L'entreprise, produit d'une sélection

Ladite valeur conçue par l'entreprise serait le critère de sélection du DRH lui-même. Autrement dit, dis-moi comment tu sélectionnes tes collaborateurs et je te dirai qui tu es. La verticalité d'une entreprise n'est pas signifiée par la hauteur des tours qu'elle habite, mais bien plutôt par la qualité des relations humaines de ceux qui s'y activent.

La situation de sélection, sa mise en scène et l'ensemble des procédures qu'elle produit sont pleinement significatifs de la disposition plus ou moins « naturelle » de toute entreprise à être à la hauteur des valeurs qu'elle avance. Les halls d'entrée, les plaquettes d'accueil, les sites Internet, les modalités des entretiens ne sont que des signes mis à l'épreuve de leur pertinence, de leur signification, avec la réalité de l'expérience de l'embauche vécue par le candidat. La sémiologie parle d'homologie entre les différents modes d'expression de l'entreprise, elle parle aussi d'épreuves de véridicité et de sanctions.

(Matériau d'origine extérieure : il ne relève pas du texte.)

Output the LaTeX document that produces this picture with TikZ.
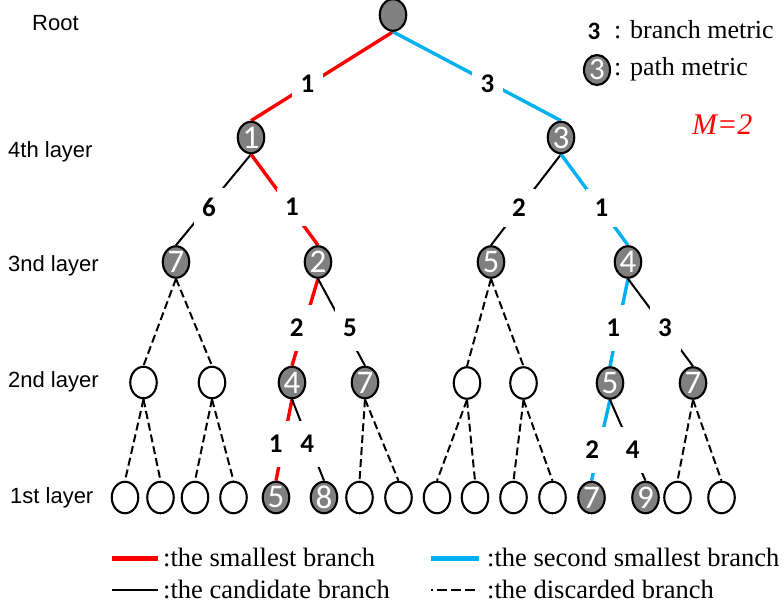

Plus encore, toute entreprise est elle-même le produit d'une sélection. Les réalités d'une entreprise sont homologues entre elles, elles expriment les sens ou valeurs qui l'animent depuis son origine et qui font sa cohérence. Son architecture, son style de management, ses procédures, tous les signes qu'elle donne font sens. On retrouve dans tous les registres de son activité l'intentionnalité première qui a amorcé et orienté sa constitution : l'entreprise est une « personne morale ». Elle est soumise à une loi de sélection qui lui est « naturelle », c'est-à-dire au choix, à l'élection ou à l'élimination, de la part de ses clients, de ses partenaires financiers, de ses fournisseurs. L'entreprise peut avoir une personnalité forte et enracinée ou n'être qu'un modèle standard anonyme, facilement dé-localisable. Elle peut résister à l'élimination par émergence de ses innovations, par le maintien de ses exigences comme elle est peut-être victime de la loi du plus fort et non pas parce qu'elle est plus faible, mais souvent parce qu'elle est trop « culturelle », trop humaniste pour ainsi dire.

La tentation de jouer un jeu « animaliste » en appliquant la loi de la sélection naturelle peut faire perdre aux entreprises humaines leur principe de verticalité. L'argument de la compétitivité leur donne une légitimité de puissance et de force mais non de valeur, confusion classique. La sélection « naturelle », réduite à l'élimination, peut prendre le pas sur une sélection « élective » qui favorise le choix conscient donc la réflexion, compétence qui témoigne justement de la dimension culturelle de l'entreprise.

La sémiologie permet de mieux aborder le caractère ambivalent de la notion de sélection, à la fois naturelle et culturelle, à l'image de la condition humaine. L'oeil sélectif du lecteur aura saisi la réflexion ouverte par cette approche sur le monde de l'entreprise et son recours naturel à la sélection et ce qu'elle en fait dans sa dimension culturelle. L'observation des gestes les plus simples conduit à saisir les différences d'intention en toute situation, et nous permet alors de sélectionner celles qui nous rendent meilleurs ou plus forts.